The Ontario Superior Court of Justice recently granted rectification in a case in which the CRA and the taxpayer differed in their interpretation and effect of a particular document. In Kaleidescape Canada Inc et al v Computershare Trust Company of Canada et al, 2014 ONSC 4983, the Court was asked to determine whether the parties intended that Kaleidescape Canada Inc. remain a Canadian-controlled private company (CCPC) for the purposes of obtaining certain scientific research and development tax credits under the Income Tax Act (Canada).
Kaleidescape Canada Inc. (KCI) is a research and development company located in Ontario. KCI was structured as a “deadlock” corporation so that it would not be controlled by a non-resident and therefore would qualify as a CCPC.
From its incorporation in 2001 to 2006, KCI was accepted as a CCPC by CRA and benefitted from SR&ED credits. KCI’s shareholdings were restructured, and by 2008, were owned by Kaleidescape Inc. (KI), an American company, and Kaleidescape Canada Employment Trust (the Trust).
It was believed at the time of the restructuring that replacing the previous Canadian resident individual shareholder with the Trust would allow KCI to maintain its CCPC status and continue to take advantage of the SR&ED credits. A Restated and Amended Trust Deed (the Deed) was entered into with KCI as the Settlor and Computershare Trust Company of Canada as the sole trustee. Pursuant to the Deed, the Trust and the Trustee were intended to be residents of Canada.
However, KI and the Trustee held equal voting rights, and a unanimous shareholders agreement relieved KCI’s directors of their powers and conferred those powers on the shareholders. There was no provision to resolve a deadlock, and neither the shareholders nor directors had the right to make unilateral decisions.
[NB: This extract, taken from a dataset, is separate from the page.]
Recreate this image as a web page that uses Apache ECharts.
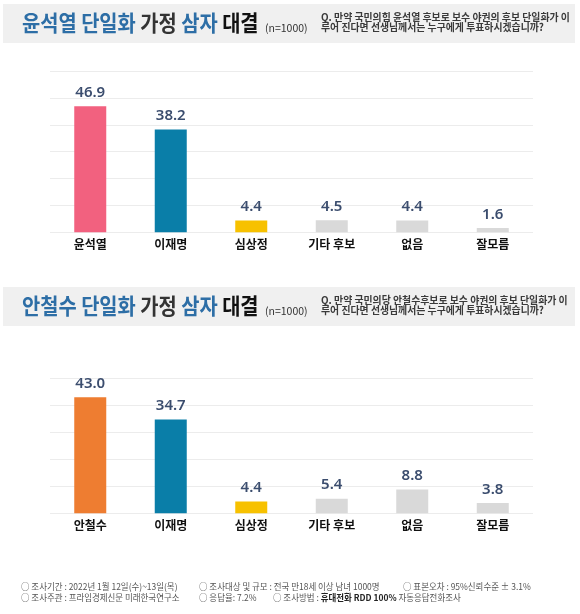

CRA took the position that KCI was not a CCPC for the 2008 and 2009 tax years, arguing that the effect the Deed was to give a non-resident authority to direct the Trustee how to vote its shares of KCI, such that a non-resident controlled KCI.
KCI argued that its common and continuing intention at all times was to structure and operate in a manner that would establish and preserve its CCPC status. The CRA argued that the Applicants could not prove common intention, did not admit that a mistake had been made, and could not show the precise form of a corrected document that would express their prior intention.
The Court reiterated that rectification is an equitable remedy that permits the retroactive correction of written instruments that do not accurately express the parties’ original agreement. The onus is on the applicant to satisfy the Court that rectification would simply align the documentation to the true intentions of the parties. The Court further noted that rectification can be granted where parties had an agreement to achieve a specific tax outcome but failed to implement their plan properly. It must be established that the original purpose of the transaction was to avoid taxation in a particular way, not simply avoid an unexpected tax disadvantage.
The Court found that the intention of the parties throughout was to ensure that KCI – as a research and development company – qualified for CCPC status and the available research tax credits. As a result, the wording used in the Trust Deed was a mistake and there was no intention to give KI de jure control over KCI. The Court granted rectification.
The Take Away
This case is another reminder that proof of a common intention at the time the original agreement is made is the key to a successful application for rectification. The parties must show that, in entering into a particular agreement or transaction, they had the intention to achieve a certain result under the ITA. Rectification will not be granted in cases where a disadvantageous tax result occurred, but there was not prior intention to avoid that result. Rectification can only be used to properly record the agreement between the parties and not as a tool for retroactive tax planning.